Despite high rates of HIV infection among women globally, the number of female condoms distributed accounts for only 1.6 percent of total condom distribution.
As we commemorate International Condoms Day, marked on 13th February every year, a day dedicated to promoting the use of condoms as a safer sex practice, this statistic underscores the need to initiate a pivotal discussion surrounding the acceptability and usage of female condoms.
Termed internal condoms, female condoms present a distinct advantage – control. Unlike their male counterparts, which are worn by partners, female condoms empower women by placing the responsibility for safeguarding sexual health directly in their hands. This goes beyond mere convenience; it’s about empowerment.
Biology, gender roles, sexual norms, and disparities in resources place women at a higher risk of infection. Many lack sexual health knowledge and the power to protect themselves. However, educating women on the use of female condoms empowers them to safeguard against infections and negotiate condom use or safer sex with their partners.
However, the merits extend well beyond control.
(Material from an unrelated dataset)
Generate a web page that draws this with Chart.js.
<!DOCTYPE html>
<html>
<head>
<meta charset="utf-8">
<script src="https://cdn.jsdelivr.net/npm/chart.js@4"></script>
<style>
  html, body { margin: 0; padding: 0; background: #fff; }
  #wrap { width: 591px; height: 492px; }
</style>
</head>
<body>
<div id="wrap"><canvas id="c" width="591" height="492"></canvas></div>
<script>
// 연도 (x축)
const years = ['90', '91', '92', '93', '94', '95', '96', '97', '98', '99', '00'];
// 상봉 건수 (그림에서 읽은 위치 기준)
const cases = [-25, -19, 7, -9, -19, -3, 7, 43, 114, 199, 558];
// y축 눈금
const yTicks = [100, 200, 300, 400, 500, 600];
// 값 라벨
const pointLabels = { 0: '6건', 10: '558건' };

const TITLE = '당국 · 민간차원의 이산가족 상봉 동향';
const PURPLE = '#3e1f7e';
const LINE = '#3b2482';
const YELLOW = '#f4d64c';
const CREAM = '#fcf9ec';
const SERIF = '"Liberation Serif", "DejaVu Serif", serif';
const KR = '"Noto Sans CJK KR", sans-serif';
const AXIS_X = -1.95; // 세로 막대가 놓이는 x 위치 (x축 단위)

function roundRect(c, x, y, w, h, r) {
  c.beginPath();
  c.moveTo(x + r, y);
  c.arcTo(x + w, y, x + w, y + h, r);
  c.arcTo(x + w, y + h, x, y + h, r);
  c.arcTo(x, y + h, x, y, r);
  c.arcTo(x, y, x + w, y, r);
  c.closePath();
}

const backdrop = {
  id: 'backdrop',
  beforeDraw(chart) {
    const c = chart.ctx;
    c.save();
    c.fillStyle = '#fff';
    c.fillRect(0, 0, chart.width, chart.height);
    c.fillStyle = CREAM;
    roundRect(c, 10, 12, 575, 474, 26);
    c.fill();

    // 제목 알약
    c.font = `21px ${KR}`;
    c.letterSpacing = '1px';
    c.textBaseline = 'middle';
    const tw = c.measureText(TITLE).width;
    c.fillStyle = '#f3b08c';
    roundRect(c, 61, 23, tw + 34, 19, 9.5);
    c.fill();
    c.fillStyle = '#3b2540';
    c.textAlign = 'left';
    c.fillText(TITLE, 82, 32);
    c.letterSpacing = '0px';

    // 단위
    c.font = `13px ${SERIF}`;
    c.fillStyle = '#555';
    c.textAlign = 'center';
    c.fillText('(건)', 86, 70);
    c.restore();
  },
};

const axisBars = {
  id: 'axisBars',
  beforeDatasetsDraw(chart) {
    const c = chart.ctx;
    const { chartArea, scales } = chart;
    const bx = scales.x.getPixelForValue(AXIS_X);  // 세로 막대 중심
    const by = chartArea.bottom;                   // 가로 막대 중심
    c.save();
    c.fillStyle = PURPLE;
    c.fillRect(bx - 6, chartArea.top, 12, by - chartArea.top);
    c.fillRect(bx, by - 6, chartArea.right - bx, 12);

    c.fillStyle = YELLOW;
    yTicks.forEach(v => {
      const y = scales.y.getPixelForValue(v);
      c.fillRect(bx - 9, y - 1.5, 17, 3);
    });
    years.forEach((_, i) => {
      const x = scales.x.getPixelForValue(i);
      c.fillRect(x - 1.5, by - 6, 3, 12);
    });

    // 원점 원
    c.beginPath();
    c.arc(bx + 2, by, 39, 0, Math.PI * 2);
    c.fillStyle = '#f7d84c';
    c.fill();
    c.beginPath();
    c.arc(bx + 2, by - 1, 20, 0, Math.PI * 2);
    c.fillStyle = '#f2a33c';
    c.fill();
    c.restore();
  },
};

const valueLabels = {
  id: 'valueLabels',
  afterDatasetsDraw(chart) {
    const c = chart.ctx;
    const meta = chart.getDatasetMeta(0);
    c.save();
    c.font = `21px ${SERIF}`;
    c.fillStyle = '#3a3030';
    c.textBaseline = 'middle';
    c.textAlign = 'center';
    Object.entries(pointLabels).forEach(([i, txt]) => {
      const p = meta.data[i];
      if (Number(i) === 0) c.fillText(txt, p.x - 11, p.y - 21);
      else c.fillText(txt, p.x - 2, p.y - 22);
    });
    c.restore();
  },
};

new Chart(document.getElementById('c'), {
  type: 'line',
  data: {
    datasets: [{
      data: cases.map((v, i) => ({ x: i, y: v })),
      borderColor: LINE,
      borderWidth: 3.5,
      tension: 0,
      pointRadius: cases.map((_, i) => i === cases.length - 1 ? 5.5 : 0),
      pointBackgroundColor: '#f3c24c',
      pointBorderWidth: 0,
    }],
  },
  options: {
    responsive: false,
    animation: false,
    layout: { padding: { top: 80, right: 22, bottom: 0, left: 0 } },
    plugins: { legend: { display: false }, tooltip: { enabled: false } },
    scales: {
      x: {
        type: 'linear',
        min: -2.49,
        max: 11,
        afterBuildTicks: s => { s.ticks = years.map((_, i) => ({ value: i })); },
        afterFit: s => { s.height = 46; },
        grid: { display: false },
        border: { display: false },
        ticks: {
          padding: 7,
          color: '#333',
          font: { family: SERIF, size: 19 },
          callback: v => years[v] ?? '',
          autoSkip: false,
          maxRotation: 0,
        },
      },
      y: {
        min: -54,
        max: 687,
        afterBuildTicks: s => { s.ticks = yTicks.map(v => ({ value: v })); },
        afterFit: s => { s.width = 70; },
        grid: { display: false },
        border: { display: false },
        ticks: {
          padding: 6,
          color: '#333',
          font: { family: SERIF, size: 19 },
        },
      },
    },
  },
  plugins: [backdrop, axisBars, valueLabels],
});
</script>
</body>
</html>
Research indicates that female condoms are highly effective in preventing pregnancy, boasting a 95% efficacy rate, comparable to male condoms (87%). They also provide significant protection against sexually transmitted infections (STIs) including HIV, chlamydia, and gonorrhea. A review revealed that female condoms can reduce HIV transmission by as much as 94 percent when used correctly with every intercourse, compared to the 90% efficacy rate for the male condom.
Common concerns about inconvenience or unfamiliarity often hinder widespread adoption. Yet, female condoms are remarkably adaptable. They can be inserted hours before sexual activity, eliminating the need for interruptions. Furthermore, with practice, insertion becomes more manageable and quicker.
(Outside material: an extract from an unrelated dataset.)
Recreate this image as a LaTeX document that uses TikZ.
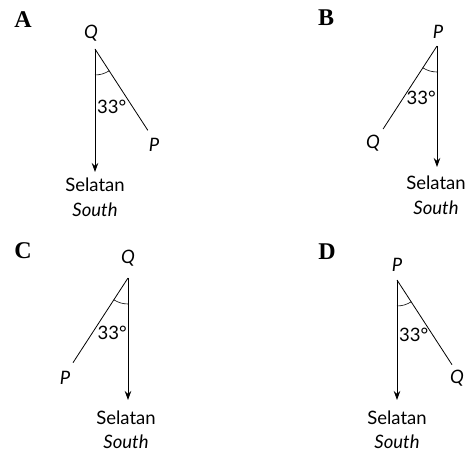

Access to female condoms presents another notable challenge due to their limited availability outside specific channels. While non-governmental organizations (NGOs) and select government facilities offer them, their presence in mainstream outlets like pharmacies, shops, and supermarkets remains scarce.
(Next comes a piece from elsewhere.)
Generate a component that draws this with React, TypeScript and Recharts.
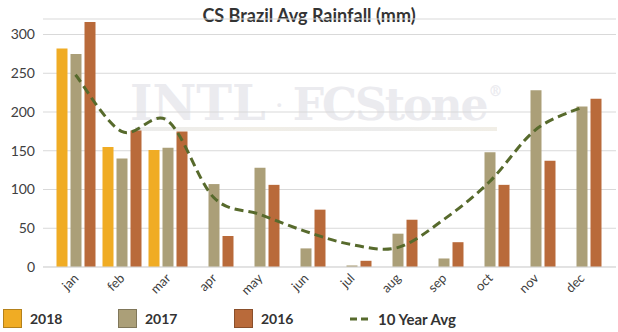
import React from "react";
import { ComposedChart, Bar, Line, XAxis, YAxis, CartesianGrid } from "recharts";

const months = ["jan", "feb", "mar", "apr", "may", "jun", "jul", "aug", "sep", "oct", "nov", "dec"];
const rain2018 = [282, 155, 151, null, null, null, null, null, null, null, null, null];
const rain2017 = [275, 140, 154, 107, 128, 24, 2, 43, 11, 148, 228, 207];
const rain2016 = [316, 176, 175, 40, 106, 74, 8, 61, 32, 106, 137, 217];
const avg10 = [248, 175, 189, 90, 68, 46, 29, 25, 61, 110, 177, 206];
const yTicks = [0, 50, 100, 150, 200, 250, 300];

const data = months.map((m, i) => ({
  month: m,
  y2018: rain2018[i],
  y2017: rain2017[i],
  y2016: rain2016[i],
  avg: avg10[i],
}));

const C2018 = "#f0ac24";
const C2017 = "#ab9f78";
const C2016 = "#b96a3a";
const CAVG = "#576a2c";
const FONT = "Lato, 'Open Sans', sans-serif";

// excel-like smoothed line (catmull-rom through the points)
const excelSmooth = (context: any) => {
  let pts: [number, number][] = [];
  return {
    areaStart() {},
    areaEnd() {},
    lineStart() {
      pts = [];
    },
    lineEnd() {
      if (!pts.length) return;
      context.moveTo(pts[0][0], pts[0][1]);
      for (let i = 0; i < pts.length - 1; i++) {
        const p0 = pts[Math.max(i - 1, 0)];
        const p1 = pts[i];
        const p2 = pts[i + 1];
        const p3 = pts[Math.min(i + 2, pts.length - 1)];
        context.bezierCurveTo(
          p1[0] + (p2[0] - p0[0]) / 6,
          p1[1] + (p2[1] - p0[1]) / 6,
          p2[0] - (p3[0] - p1[0]) / 6,
          p2[1] - (p3[1] - p1[1]) / 6,
          p2[0],
          p2[1]
        );
      }
    },
    point(x: number, y: number) {
      pts.push([+x, +y]);
    },
  };
};

const MonthTick = ({ x, y, payload }: any) => (
  <text
    transform={`translate(${x + 4},${y + 4}) rotate(-45)`}
    textAnchor="end"
    fill="#404040"
    fontSize={13}
    fontFamily={FONT}
  >
    {payload.value}
  </text>
);

const LegendBox = ({ color, label, left }: { color: string; label: string; left: number }) => (
  <div style={{ position: "absolute", left, top: 309, display: "flex", alignItems: "center" }}>
    <div style={{ width: 17, height: 17, background: color, border: "1px solid rgba(0,0,0,0.25)" }} />
    <span style={{ marginLeft: 8, fontSize: 14, fontWeight: 700, color: "#333" }}>{label}</span>
  </div>
);

export default function App() {
  return (
    <div style={{ position: "absolute", left: 0, top: 0, width: 618, height: 332, background: "#fff", fontFamily: FONT, overflow: "hidden" }}>
      {/* watermark */}
      <div style={{ position: "absolute", left: 130, top: 75, color: "#ebebef", fontFamily: "'DejaVu Serif', serif", fontWeight: 700, whiteSpace: "nowrap" }}>
        <span style={{ fontSize: 48 }}>INTL</span>
        <span style={{ fontSize: 20, margin: "0 10px", position: "relative", top: -8 }}>·</span>
        <span style={{ fontSize: 44, letterSpacing: -2 }}>FCStone</span>
        <span style={{ fontSize: 14, position: "relative", top: -24, marginLeft: 2 }}>®</span>
      </div>
      <div style={{ position: "absolute", left: 135, top: 127, width: 362, height: 4, background: "linear-gradient(90deg,#ececec,#f1eee6,#ececec,#f1eee6)" }} />
      <div style={{ position: "absolute", left: 0, top: 4, width: 618, textAlign: "center", fontSize: 18, fontWeight: 700, color: "#333" }}>
        CS Brazil Avg Rainfall (mm)
      </div>
      <div style={{ position: "absolute", left: 0, top: 0 }}>
        <ComposedChart width={618} height={332} data={data} margin={{ top: 19, right: 2, left: 8, bottom: 35 }} barSize={11} barGap={3}>
          <CartesianGrid stroke="#d9d9d9" vertical={false} />
          <XAxis
            dataKey="month"
            height={30}
            padding={{ left: 9.5, right: 11.5 }}
            tick={<MonthTick />}
            tickLine={false}
            axisLine={{ stroke: "#d9d9d9" }}
            interval={0}
          />
          <YAxis
            width={35}
            domain={[0, 320]}
            ticks={yTicks}
            tick={{ fill: "#404040", fontSize: 14, fontFamily: FONT }}
            tickLine={false}
            axisLine={false}
          />
          <Bar dataKey="y2018" fill={C2018} isAnimationActive={false} />
          <Bar dataKey="y2017" fill={C2017} isAnimationActive={false} />
          <Bar dataKey="y2016" fill={C2016} isAnimationActive={false} />
          <Line
            dataKey="avg"
            type={excelSmooth as any}
            stroke={CAVG}
            strokeWidth={3}
            strokeDasharray="9 5"
            dot={false}
            activeDot={false}
            isAnimationActive={false}
          />
        </ComposedChart>
      </div>
      <LegendBox color={C2018} label="2018" left={3} />
      <LegendBox color={C2017} label="2017" left={118} />
      <LegendBox color={C2016} label="2016" left={234} />
      <div style={{ position: "absolute", left: 350, top: 309, display: "flex", alignItems: "center", height: 19 }}>
        <svg width={19} height={6}>
          <line x1={0} y1={3} x2={19} y2={3} stroke={CAVG} strokeWidth={3} strokeDasharray="7 4" />
        </svg>
        <span style={{ marginLeft: 9, fontSize: 15, fontWeight: 700, color: "#333" }}>10 Year Avg</span>
      </div>
    </div>
  );
}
The government can enhance accessibility to female condoms by integrating them into existing sexual health education programs, providing free or low-cost distribution, and conducting targeted awareness campaigns to reduce stigma. Inclusion in national procurement policies will promote their availability and influence usage.
It’s crucial to recognize that female condoms may not be the preferred choice for every encounter. However, promoting their acceptability does not undermine existing methods. Instead, it introduces a powerful supplementary option that caters to individual preferences and diverse sexual experiences.
In essence, advocating for increased availability and accessibility of female condoms is about expanding the spectrum of female-controlled protection. It’s a movement for empowerment, informed choices, and the pursuit of safer, healthier sexual lives for all.
By Oluwakemi Gbadamosi, the Director of Advocacy, Policy & Marketing at the Africa Bureau of the AIDS Healthcare Foundation.